# WRITTEN INSTRUCTION
Reproduce the material below line by line, beginning with its first line and ending with the line that contains "err_prb055, err_crb040, err_crb055]"; leave out pictures.

# DATA EXTRACT
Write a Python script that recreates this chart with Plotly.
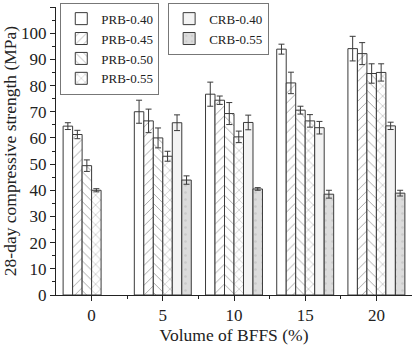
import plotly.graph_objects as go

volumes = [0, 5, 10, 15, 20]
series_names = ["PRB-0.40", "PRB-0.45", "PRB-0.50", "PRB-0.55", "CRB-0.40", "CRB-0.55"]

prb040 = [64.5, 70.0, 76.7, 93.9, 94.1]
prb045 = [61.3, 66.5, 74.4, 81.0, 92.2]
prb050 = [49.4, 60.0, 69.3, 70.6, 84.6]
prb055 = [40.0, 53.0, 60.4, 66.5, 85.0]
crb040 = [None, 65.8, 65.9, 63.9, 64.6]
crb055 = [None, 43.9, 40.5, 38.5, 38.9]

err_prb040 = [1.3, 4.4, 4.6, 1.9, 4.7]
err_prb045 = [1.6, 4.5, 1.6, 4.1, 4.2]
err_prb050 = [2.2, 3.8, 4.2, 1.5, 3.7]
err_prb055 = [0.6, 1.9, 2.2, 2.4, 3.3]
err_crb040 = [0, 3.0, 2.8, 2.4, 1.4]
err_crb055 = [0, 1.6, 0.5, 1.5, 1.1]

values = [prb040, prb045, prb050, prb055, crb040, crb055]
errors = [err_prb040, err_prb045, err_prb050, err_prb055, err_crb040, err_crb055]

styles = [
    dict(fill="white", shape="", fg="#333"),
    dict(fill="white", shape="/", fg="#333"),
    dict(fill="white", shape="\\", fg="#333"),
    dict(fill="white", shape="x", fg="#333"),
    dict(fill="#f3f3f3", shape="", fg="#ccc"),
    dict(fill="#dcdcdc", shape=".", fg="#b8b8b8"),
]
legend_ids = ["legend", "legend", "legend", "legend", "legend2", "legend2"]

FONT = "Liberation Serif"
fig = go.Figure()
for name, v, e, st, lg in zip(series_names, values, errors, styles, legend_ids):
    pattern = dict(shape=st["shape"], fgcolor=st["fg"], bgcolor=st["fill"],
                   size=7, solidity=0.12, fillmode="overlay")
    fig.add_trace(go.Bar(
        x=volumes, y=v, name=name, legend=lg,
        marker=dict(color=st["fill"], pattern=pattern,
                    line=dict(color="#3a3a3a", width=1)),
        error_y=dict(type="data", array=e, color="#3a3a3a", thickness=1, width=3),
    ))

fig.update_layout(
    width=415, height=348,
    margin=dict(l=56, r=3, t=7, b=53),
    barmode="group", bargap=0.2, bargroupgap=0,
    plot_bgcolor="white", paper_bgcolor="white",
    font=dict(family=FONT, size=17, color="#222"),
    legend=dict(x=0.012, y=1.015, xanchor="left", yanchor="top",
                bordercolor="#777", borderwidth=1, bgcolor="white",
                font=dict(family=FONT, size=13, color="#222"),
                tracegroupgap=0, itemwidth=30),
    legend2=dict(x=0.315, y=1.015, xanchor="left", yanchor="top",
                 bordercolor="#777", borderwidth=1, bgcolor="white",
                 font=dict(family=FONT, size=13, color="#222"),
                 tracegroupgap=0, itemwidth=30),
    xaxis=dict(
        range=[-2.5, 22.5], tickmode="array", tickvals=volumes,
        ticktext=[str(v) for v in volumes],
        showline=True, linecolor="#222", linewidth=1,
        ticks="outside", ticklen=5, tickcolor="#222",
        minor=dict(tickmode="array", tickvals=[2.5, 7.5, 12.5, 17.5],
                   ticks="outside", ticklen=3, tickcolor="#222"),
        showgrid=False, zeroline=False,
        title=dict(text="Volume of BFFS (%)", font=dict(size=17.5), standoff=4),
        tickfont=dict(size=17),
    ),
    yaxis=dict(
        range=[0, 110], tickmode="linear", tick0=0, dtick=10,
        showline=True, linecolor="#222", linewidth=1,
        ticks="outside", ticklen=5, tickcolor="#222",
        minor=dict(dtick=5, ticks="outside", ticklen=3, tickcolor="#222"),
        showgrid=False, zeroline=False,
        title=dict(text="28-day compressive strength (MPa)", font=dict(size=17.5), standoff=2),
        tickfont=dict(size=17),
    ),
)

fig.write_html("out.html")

# RESPONSE TO THE TASK
Write a Python script that recreates this chart with Plotly.
import plotly.graph_objects as go

volumes = [0, 5, 10, 15, 20]
series_names = ["PRB-0.40", "PRB-0.45", "PRB-0.50", "PRB-0.55", "CRB-0.40", "CRB-0.55"]

prb040 = [64.5, 70.0, 76.7, 93.9, 94.1]
prb045 = [61.3, 66.5, 74.4, 81.0, 92.2]
prb050 = [49.4, 60.0, 69.3, 70.6, 84.6]
prb055 = [40.0, 53.0, 60.4, 66.5, 85.0]
crb040 = [None, 65.8, 65.9, 63.9, 64.6]
crb055 = [None, 43.9, 40.5, 38.5, 38.9]

err_prb040 = [1.3, 4.4, 4.6, 1.9, 4.7]
err_prb045 = [1.6, 4.5, 1.6, 4.1, 4.2]
err_prb050 = [2.2, 3.8, 4.2, 1.5, 3.7]
err_prb055 = [0.6, 1.9, 2.2, 2.4, 3.3]
err_crb040 = [0, 3.0, 2.8, 2.4, 1.4]
err_crb055 = [0, 1.6, 0.5, 1.5, 1.1]

values = [prb040, prb045, prb050, prb055, crb040, crb055]
errors = [err_prb040, err_prb045, err_prb050, err_prb055, err_crb040, err_crb055]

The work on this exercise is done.